Charts and diagrams as code
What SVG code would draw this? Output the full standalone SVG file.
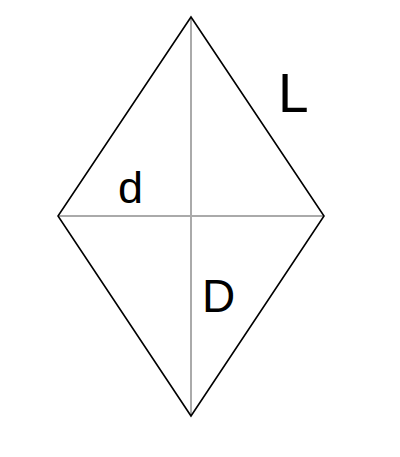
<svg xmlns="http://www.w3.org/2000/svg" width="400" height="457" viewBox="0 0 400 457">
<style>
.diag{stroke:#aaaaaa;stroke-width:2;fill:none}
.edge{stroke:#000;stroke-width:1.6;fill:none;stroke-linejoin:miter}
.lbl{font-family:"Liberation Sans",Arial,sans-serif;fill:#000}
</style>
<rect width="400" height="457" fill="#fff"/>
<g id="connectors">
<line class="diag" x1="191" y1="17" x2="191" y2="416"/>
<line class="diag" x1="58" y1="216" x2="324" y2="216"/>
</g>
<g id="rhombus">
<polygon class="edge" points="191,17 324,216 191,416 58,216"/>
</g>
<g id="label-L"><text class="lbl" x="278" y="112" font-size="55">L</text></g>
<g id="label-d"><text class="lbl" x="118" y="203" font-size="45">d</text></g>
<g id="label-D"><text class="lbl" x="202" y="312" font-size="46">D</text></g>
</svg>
--
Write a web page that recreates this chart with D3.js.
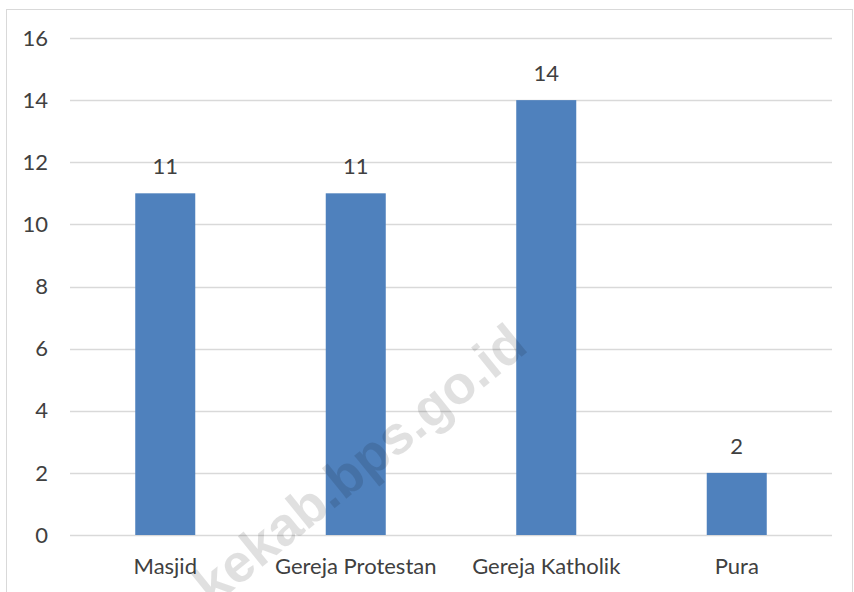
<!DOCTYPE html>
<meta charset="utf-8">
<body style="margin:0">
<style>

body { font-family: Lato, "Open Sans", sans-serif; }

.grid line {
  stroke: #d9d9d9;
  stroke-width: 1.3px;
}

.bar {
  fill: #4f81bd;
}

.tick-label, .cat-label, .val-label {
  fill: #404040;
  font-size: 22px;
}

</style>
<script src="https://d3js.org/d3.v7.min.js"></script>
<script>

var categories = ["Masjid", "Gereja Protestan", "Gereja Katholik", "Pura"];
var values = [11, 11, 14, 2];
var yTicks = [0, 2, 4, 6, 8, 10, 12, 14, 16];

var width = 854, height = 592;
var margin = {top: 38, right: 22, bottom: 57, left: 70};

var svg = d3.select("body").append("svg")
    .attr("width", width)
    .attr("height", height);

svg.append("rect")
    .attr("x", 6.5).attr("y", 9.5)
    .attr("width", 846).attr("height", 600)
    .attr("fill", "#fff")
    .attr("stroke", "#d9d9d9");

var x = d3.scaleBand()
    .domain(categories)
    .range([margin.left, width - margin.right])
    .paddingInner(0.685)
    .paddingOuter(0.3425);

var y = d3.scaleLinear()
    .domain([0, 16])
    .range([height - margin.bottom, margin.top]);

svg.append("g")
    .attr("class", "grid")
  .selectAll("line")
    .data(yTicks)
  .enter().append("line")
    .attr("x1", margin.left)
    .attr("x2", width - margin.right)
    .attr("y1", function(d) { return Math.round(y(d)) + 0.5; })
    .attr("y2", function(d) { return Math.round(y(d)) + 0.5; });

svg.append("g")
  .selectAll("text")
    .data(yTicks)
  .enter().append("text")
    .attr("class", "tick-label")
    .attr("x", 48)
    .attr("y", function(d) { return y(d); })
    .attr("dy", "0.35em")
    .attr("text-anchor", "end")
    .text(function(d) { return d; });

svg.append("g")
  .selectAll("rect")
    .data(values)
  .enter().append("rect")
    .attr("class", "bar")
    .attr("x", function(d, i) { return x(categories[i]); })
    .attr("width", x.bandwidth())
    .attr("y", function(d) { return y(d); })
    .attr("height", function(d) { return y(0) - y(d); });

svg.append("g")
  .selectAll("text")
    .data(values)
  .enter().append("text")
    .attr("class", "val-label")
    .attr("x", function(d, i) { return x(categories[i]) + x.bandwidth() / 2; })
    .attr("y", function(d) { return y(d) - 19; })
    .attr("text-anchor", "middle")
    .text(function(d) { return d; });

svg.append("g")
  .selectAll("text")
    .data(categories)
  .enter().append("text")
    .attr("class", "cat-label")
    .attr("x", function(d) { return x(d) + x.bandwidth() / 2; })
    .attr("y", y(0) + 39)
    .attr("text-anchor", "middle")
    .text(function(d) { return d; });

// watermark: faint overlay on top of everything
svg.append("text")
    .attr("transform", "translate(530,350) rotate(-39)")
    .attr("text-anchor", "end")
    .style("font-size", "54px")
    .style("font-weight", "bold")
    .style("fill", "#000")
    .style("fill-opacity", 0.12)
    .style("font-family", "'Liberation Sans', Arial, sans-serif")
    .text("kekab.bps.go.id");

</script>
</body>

__GIVEN EXERCISE__: Omit all pictures and repeat exactly the lines from the one containing "Write a web" through the one containing "- margin.bottom, margin.top]);", ends included, with nothing added.

__EXERCISE OUTPUT__:
Write a web page that recreates this chart with D3.js.
<!DOCTYPE html>
<meta charset="utf-8">
<body style="margin:0">
<style>

body { font-family: Lato, "Open Sans", sans-serif; }

.grid line {
  stroke: #d9d9d9;
  stroke-width: 1.3px;
}

.bar {
  fill: #4f81bd;
}

.tick-label, .cat-label, .val-label {
  fill: #404040;
  font-size: 22px;
}

</style>
<script src="https://d3js.org/d3.v7.min.js"></script>
<script>

var categories = ["Masjid", "Gereja Protestan", "Gereja Katholik", "Pura"];
var values = [11, 11, 14, 2];
var yTicks = [0, 2, 4, 6, 8, 10, 12, 14, 16];

var width = 854, height = 592;
var margin = {top: 38, right: 22, bottom: 57, left: 70};

var svg = d3.select("body").append("svg")
    .attr("width", width)
    .attr("height", height);

svg.append("rect")
    .attr("x", 6.5).attr("y", 9.5)
    .attr("width", 846).attr("height", 600)
    .attr("fill", "#fff")
    .attr("stroke", "#d9d9d9");

var x = d3.scaleBand()
    .domain(categories)
    .range([margin.left, width - margin.right])
    .paddingInner(0.685)
    .paddingOuter(0.3425);

var y = d3.scaleLinear()
    .domain([0, 16])
    .range([height - margin.bottom, margin.top]);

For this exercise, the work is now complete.